Originally Posted by
Andrew R Stewart
I'll quibble with the heat treated comment. To my knowledge all bike tubing (and all steel production) uses heating steps at different points along the process. The bike industry use of the term "heat treated" is an attempt to use engineering terms for marketing purposes. All "heat treated" tubing is is just the continuing use of thermal treatment to further affect the strength of the tube beyond the other offerings that company also makes. Andy (who does know what you meant, but feeling a bit randy today though)

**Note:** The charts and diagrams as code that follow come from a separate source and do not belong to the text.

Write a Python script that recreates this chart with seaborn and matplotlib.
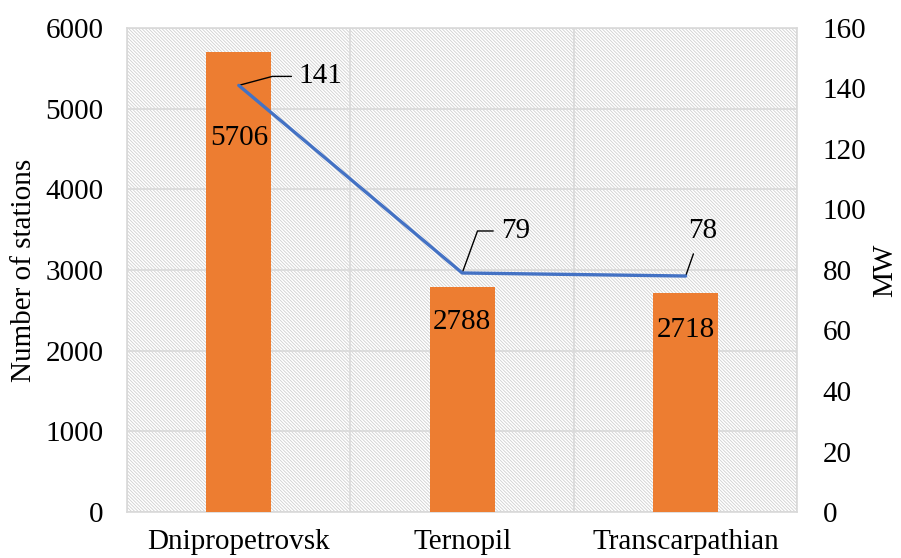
import numpy as np
import pandas as pd
import matplotlib
matplotlib.use("Agg")
import matplotlib.pyplot as plt
from matplotlib.patches import Rectangle
import seaborn as sns

# data
regions = ["Dnipropetrovsk", "Ternopil", "Transcarpathian"]
stations = [5706, 2788, 2718]
power_mw = [141, 79, 78]

sns.set_style("white")
plt.rcParams['font.family'] = ['Liberation Serif', 'DejaVu Serif']
plt.rcParams['font.size'] = 21
plt.rcParams['text.color'] = 'black'
plt.rcParams['axes.labelcolor'] = 'black'
plt.rcParams['xtick.color'] = 'black'
plt.rcParams['ytick.color'] = 'black'
plt.rcParams['hatch.color'] = '#d0d0d0'
plt.rcParams['hatch.linewidth'] = 0.6

BAR = '#ED7D31'
LINE = '#4472C4'
GRID = '#d9d9d9'
FS = 21

fig = plt.figure(figsize=(9.01, 5.58), dpi=100)
ax = fig.add_axes([0.141, 0.0824, 0.744, 0.8676])

# hatched plot area background
ax.add_patch(Rectangle((0, 0), 1, 1, transform=ax.transAxes, facecolor='white',
                       edgecolor='#d0d0d0', hatch='\\' * 10, linewidth=0, zorder=0))

df = pd.DataFrame({'region': regions, 'stations': stations})
sns.barplot(data=df, x='region', y='stations', color=BAR, width=0.29,
            saturation=1, linewidth=0, ax=ax, zorder=3)

ax.set_xlim(-0.5, len(regions) - 0.5)
ax.set_ylim(0, 6000)
ax.set_yticks(np.arange(0, 6001, 1000))
ax.set_ylabel('Number of stations', fontsize=FS, labelpad=6)
ax.set_xlabel('')
ax.grid(axis='y', color=GRID, linewidth=1.2, zorder=1)
ax.set_xticks(np.arange(-0.5, len(regions)), minor=True)
ax.grid(axis='x', which='minor', color=GRID, linewidth=1.2, zorder=1)
ax.tick_params(axis='x', which='major', length=0, pad=12, labelsize=FS)
ax.tick_params(axis='x', which='minor', length=9, color=GRID, width=1.2)
ax.tick_params(axis='y', length=0, pad=17, labelsize=FS)
for s in ax.spines.values():
    s.set_color(GRID)
    s.set_linewidth(1.2)
ax.set_axisbelow(True)

# bar value labels inside the bars
label_off = [-86, -35, -37]
for i, v in enumerate(stations):
    ax.annotate(f'{v}', xy=(i, v), xytext=(0, label_off[i] * 0.72),
                textcoords='offset points', ha='center', va='center',
                fontsize=FS, zorder=5)

# secondary axis line
ax2 = ax.twinx()
sns.lineplot(x=np.arange(len(regions)), y=power_mw, color=LINE, linewidth=2.4,
             sort=False, ax=ax2, zorder=4)
ax2.set_ylim(0, 160)
ax2.set_yticks(np.arange(0, 161, 20))
ax2.set_ylabel('MW', fontsize=FS, labelpad=4)
ax2.tick_params(axis='y', length=0, pad=18, labelsize=FS)
for s in ax2.spines.values():
    s.set_visible(False)

# line labels with leader lines
offs = [(82, -9), (53, -42), (17, -45)]
angles = [15, 70, 70]
for i, v in enumerate(power_mw):
    dx, dy = offs[i]
    if i < 2:
        cs = f"angle,angleA=0,angleB={angles[i]},rad=0"
        ax2.annotate(f'{v}', xy=(i, v), xytext=(dx * 0.72, -dy * 0.72),
                     textcoords='offset points', ha='center', va='center',
                     fontsize=FS,
                     arrowprops=dict(arrowstyle='-', color='black', lw=1,
                                     connectionstyle=cs, relpos=(0, 0.5),
                                     shrinkA=3, shrinkB=0))
    else:
        ax2.annotate(f'{v}', xy=(i, v), xytext=(dx * 0.72, -dy * 0.72),
                     textcoords='offset points', ha='center', va='center',
                     fontsize=FS,
                     arrowprops=dict(arrowstyle='-', color='black', lw=1,
                                     relpos=(0.3, 0), shrinkA=5, shrinkB=0))

fig.savefig('out.png', dpi=100)
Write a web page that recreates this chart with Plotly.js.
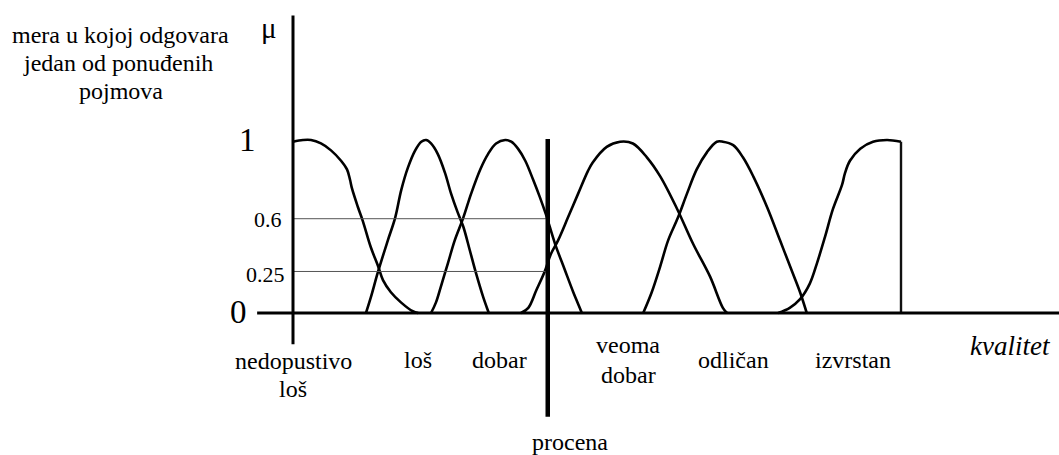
<!DOCTYPE html>
<html>
<head>
<meta charset="utf-8">
<script src="https://cdn.plot.ly/plotly-3.0.1.min.js"></script>
<style>html,body{margin:0;padding:0;background:#fff;}#chart{width:1059px;height:455px;}</style>
</head>
<body>
<div id="chart"></div>
<script>
// ---- data (quality on a 0..100 scale, membership 0..1 as drawn) ----
var categories = ["nedopustivo\nloš", "loš", "dobar", "veoma\ndobar", "odličan", "izvrstan"];

var nedopustivoX = [0, 1.64, 2.96, 4.6, 6.25, 7.9, 8.88, 9.38, 9.7, 10.7, 11.5, 12.8, 14.0, 14.8, 16.1, 17.8, 19.7, 20.6];
var nedopustivoY = [0.99, 1.0, 1.0, 0.98, 0.94, 0.88, 0.83, 0.77, 0.72, 0.61, 0.53, 0.38, 0.27, 0.19, 0.12, 0.06, 0.01, 0];

var losX = [12.0, 12.8, 14.0, 15.6, 16.8, 17.8, 18.9, 20.1, 21.1, 21.9, 22.7, 23.8, 25.0, 26.0, 27.1, 28.0, 29.1, 30.1, 31.3, 32.1, 32.2];
var losY = [0, 0.09, 0.24, 0.42, 0.55, 0.71, 0.84, 0.94, 0.99, 1.0, 0.98, 0.92, 0.81, 0.69, 0.58, 0.50, 0.36, 0.23, 0.09, 0.01, 0];

var dobarX = [22.7, 23.5, 24.3, 25.5, 26.6, 28.0, 29.3, 30.8, 32.1, 33.4, 34.9, 35.9, 37.0, 38.2, 39.5, 40.6, 41.6, 43.1, 44.7, 46.1, 47.4, 47.5];
var dobarY = [0, 0.06, 0.15, 0.29, 0.42, 0.55, 0.69, 0.83, 0.92, 0.98, 1.0, 0.99, 0.95, 0.88, 0.77, 0.67, 0.57, 0.40, 0.25, 0.12, 0.01, 0];

var veomaX = [37.5, 38.7, 40.0, 41.4, 42.4, 43.6, 45.2, 46.9, 48.5, 49.3, 51.6, 53.8, 55.9, 58.2, 60.4, 63.2, 65.8, 68.6, 70.7, 71.4];
var veomaY = [0, 0.03, 0.13, 0.24, 0.34, 0.42, 0.55, 0.69, 0.82, 0.87, 0.96, 0.99, 0.98, 0.90, 0.79, 0.60, 0.40, 0.21, 0.03, 0];

var odlicanX = [57.6, 59.0, 60.4, 61.7, 63.3, 64.8, 66.4, 68.1, 69.7, 70.7, 72.4, 74.0, 75.7, 78.0, 80.1, 82.2, 83.4, 84.5];
var odlicanY = [0, 0.12, 0.27, 0.42, 0.55, 0.69, 0.83, 0.93, 0.99, 0.99, 0.97, 0.90, 0.79, 0.61, 0.42, 0.23, 0.12, 0];

var izvrstanX = [79.8, 81.7, 83.4, 85.0, 86.2, 87.5, 88.8, 90.3, 90.8, 91.6, 93.3, 95.4, 97.7, 100];
var izvrstanY = [0, 0.03, 0.08, 0.17, 0.29, 0.44, 0.60, 0.74, 0.81, 0.88, 0.95, 0.99, 1.0, 0.99];
var izvrstanEndX = [100, 100];
var izvrstanEndY = [0.99, 0];

var procenaX = 41.9;               // the assessment
var levelY = [0.24, 0.545];        // memberships read at the assessment (as drawn)
var levelLabels = ["0.25", "0.6"];
var tickLabels = ["0", "1"];

var yTitleLines = ["mera u kojoj odgovara", "jedan od ponuđenih", "pojmova"];
var muLabel = "μ";
var xTitle = "kvalitet";
var procenaLabel = "procena";

// ---- layout helpers (pixel -> paper) ----
var W = 1059, H = 455;
function PX(x) { return x / W; }
function PY(y) { return 1 - y / H; }
var FONT = "Liberation Serif";

var curves = [[nedopustivoX, nedopustivoY], [losX, losY], [dobarX, dobarY],
              [veomaX, veomaY], [odlicanX, odlicanY], [izvrstanX, izvrstanY]];
var traces = curves.map(function (c, i) {
  return { x: c[0], y: c[1], type: "scatter", mode: "lines", name: categories[i],
           line: { color: "#000", width: 2.6, shape: "spline", smoothing: 1.0 },
           hoverinfo: "skip" };
});
traces.push({ x: izvrstanEndX, y: izvrstanEndY, type: "scatter", mode: "lines",
              line: { color: "#111", width: 2.4 }, hoverinfo: "skip" });

var shapes = [];
levelY.forEach(function (v) {
  shapes.push({ type: "line", xref: "x", yref: "y", x0: 0, x1: procenaX, y0: v, y1: v,
                line: { color: "#555", width: 1 } });
});
shapes.push({ type: "line", xref: "x", yref: "y", x0: 0, x1: 0, y0: -0.18, y1: 1.72,
              line: { color: "#000", width: 3 } });
shapes.push({ type: "line", xref: "x", yref: "y", x0: -5.9, x1: 126, y0: 0, y1: 0,
              line: { color: "#000", width: 3.2 } });
shapes.push({ type: "line", xref: "x", yref: "y", x0: procenaX, x1: procenaX, y0: -0.60, y1: 1.006,
              line: { color: "#000", width: 4.5 } });

var annotations = [];
function addText(text, x, y, size, italic) {
  annotations.push({ text: italic ? "<i>" + text + "</i>" : text,
    xref: "paper", yref: "paper", x: PX(x), y: PY(y),
    xanchor: "center", yanchor: "middle", showarrow: false,
    font: { family: FONT, size: size, color: "#000" } });
}

var labelPx = [293, 417.5, 499.5, 628, 733, 852.5];
var labelPy1 = [361, 360, 360, 345, 360, 360];
var lineGap = [28, 0, 0, 30, 0, 0];
categories.forEach(function (c, i) {
  c.split("\n").forEach(function (p, k) {
    addText(p, labelPx[i], labelPy1[i] + k * lineGap[i], 24, false);
  });
});

var yTitlePy = [35, 63, 91];
var yTitlePx = [120, 118, 121];
yTitleLines.forEach(function (t, i) { addText(t, yTitlePx[i], yTitlePy[i], 24, false); });
addText(muLabel, 269, 28, 29, false);

addText(tickLabels[0], 238, 312, 33, false);
addText(tickLabels[1], 247, 140, 33, false);
addText(levelLabels[0], 265, 274, 22, false);
addText(levelLabels[1], 268, 219, 22, false);

addText(xTitle, 1010, 346, 27, true);
addText(procenaLabel, 570, 442, 24, false);

var xr0 = -293 / 6.08, xr1 = (1059 - 293) / 6.08;
var yr0 = (313 - 455) / 173, yr1 = 313 / 173;

var layout = {
  width: W, height: H, autosize: false,
  margin: { l: 0, r: 0, t: 0, b: 0, pad: 0 },
  paper_bgcolor: "#fff", plot_bgcolor: "#fff",
  showlegend: false,
  font: { family: FONT },
  xaxis: { range: [xr0, xr1], visible: false, fixedrange: true },
  yaxis: { range: [yr0, yr1], visible: false, fixedrange: true },
  shapes: shapes,
  annotations: annotations
};

Plotly.newPlot("chart", traces, layout, { displayModeBar: false, staticPlot: true });
</script>
</body>
</html>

So I think the way it works is this. The tube starts life as rolled and welded (but thick wall) or as a solid round for the higher-end tubes. It then gets smooshed over mandrels lots of times. In between it gets heated up and allowed to cool a few times. All this happens in a pretty big factory, which may even be the same place where they're making the actual steel, because the tubes are still very long at this point, so you need huge machines and big ovens.
Then it goes to the Reynolds factory (or equivalent) as seamless or DOM tube where they have a butting machine (about the size of a lathe), a hacksaw and an oven. They cut the tube and draw it a bit thinner (going from about 1mm to 0.8/0.5 or so) and butt it. This all happens cold. Then if it's a "heat-treated" tube (like 725 or 853, but Tange and others do this kind of thing as well) they cook it an oven in a special way that makes it stronger but less ductile. The hardness goes up from about 200 VPN to 400.
Tubes that are heat-treated like that are harder to dimple and bend and jack around with and this is a reason to prefer the non-heat-treated versions of the same tubes for the rear triangle.